__ROWS__:
***

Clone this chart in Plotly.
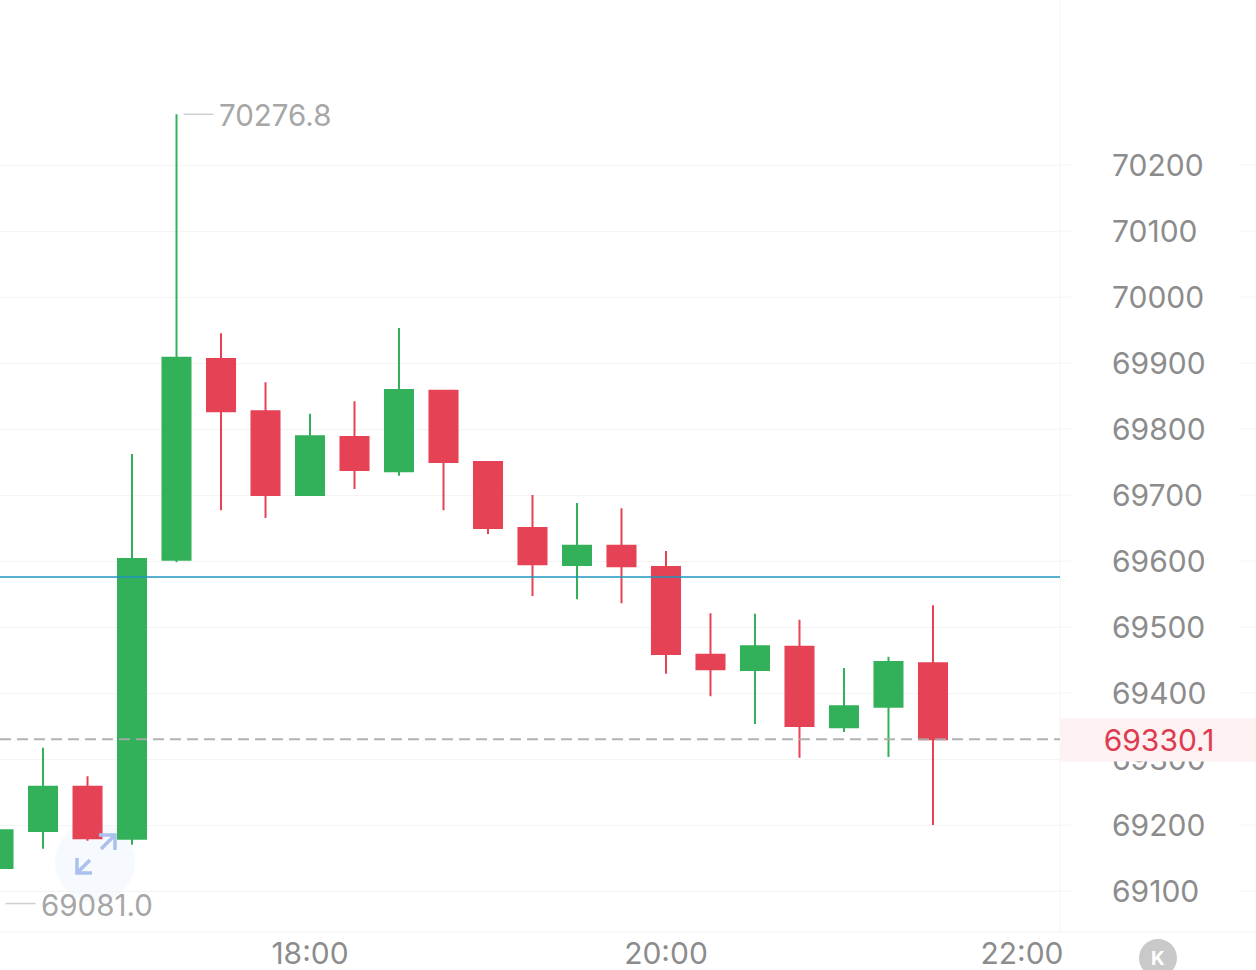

***

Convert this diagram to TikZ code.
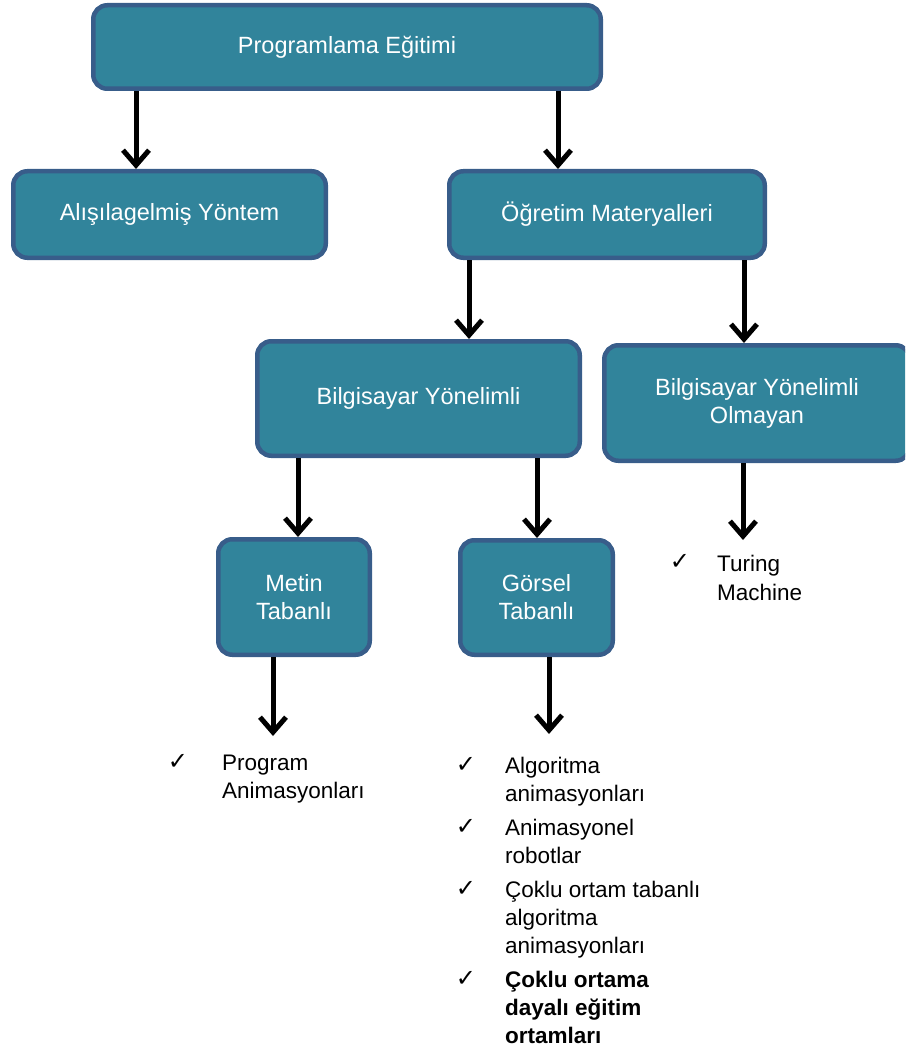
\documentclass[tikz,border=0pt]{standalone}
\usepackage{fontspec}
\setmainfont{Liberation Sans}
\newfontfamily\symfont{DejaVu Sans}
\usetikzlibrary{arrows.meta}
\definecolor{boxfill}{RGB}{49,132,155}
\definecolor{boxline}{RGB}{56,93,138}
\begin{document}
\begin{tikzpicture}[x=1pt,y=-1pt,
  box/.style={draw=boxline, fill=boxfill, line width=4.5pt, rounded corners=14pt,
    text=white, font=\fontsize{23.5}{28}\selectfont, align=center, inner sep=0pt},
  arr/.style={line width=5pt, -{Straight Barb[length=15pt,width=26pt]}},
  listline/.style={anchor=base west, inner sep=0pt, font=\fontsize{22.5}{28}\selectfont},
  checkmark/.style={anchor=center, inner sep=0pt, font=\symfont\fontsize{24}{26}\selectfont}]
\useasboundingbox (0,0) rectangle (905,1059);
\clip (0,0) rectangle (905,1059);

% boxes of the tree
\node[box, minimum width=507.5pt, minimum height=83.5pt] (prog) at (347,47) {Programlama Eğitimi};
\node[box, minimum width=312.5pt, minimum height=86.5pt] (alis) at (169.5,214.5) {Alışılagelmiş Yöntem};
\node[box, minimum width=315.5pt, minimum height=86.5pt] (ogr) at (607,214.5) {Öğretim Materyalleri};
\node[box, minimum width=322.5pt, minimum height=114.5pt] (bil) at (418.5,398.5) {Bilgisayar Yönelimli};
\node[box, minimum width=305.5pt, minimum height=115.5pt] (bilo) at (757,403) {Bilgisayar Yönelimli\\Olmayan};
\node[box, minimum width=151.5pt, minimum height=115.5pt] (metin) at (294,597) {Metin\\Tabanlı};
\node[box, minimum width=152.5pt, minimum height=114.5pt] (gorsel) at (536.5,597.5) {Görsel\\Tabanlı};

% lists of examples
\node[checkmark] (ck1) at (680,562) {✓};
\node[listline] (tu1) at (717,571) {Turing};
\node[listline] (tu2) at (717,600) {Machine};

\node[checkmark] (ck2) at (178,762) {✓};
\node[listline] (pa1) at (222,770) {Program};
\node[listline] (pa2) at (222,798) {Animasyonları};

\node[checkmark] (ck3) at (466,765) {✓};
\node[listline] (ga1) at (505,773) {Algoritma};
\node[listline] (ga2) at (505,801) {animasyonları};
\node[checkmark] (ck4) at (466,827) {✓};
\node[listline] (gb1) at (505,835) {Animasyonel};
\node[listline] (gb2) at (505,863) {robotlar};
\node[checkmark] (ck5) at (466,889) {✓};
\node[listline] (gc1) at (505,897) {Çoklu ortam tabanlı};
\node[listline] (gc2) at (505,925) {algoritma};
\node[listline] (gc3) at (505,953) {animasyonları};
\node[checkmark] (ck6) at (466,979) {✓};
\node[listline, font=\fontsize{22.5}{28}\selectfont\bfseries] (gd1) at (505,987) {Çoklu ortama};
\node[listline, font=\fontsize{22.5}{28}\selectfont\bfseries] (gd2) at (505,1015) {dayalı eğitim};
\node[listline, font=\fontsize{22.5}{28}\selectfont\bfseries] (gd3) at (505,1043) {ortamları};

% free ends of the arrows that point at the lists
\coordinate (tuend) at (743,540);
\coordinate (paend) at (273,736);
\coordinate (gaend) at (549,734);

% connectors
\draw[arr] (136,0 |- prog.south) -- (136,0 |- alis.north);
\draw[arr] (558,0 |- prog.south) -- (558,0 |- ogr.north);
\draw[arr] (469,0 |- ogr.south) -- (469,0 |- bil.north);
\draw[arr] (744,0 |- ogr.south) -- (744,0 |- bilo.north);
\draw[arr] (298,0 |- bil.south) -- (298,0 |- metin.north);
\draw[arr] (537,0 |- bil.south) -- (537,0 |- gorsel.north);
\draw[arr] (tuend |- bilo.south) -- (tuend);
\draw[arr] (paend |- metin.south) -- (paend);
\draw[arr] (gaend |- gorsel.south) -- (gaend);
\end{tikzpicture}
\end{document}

***

__STATED EXERCISE__: Find each line holding the string "this" and copy it out.

__FINAL RESULT__:
Clone this chart in Plotly.
Convert this diagram to TikZ code.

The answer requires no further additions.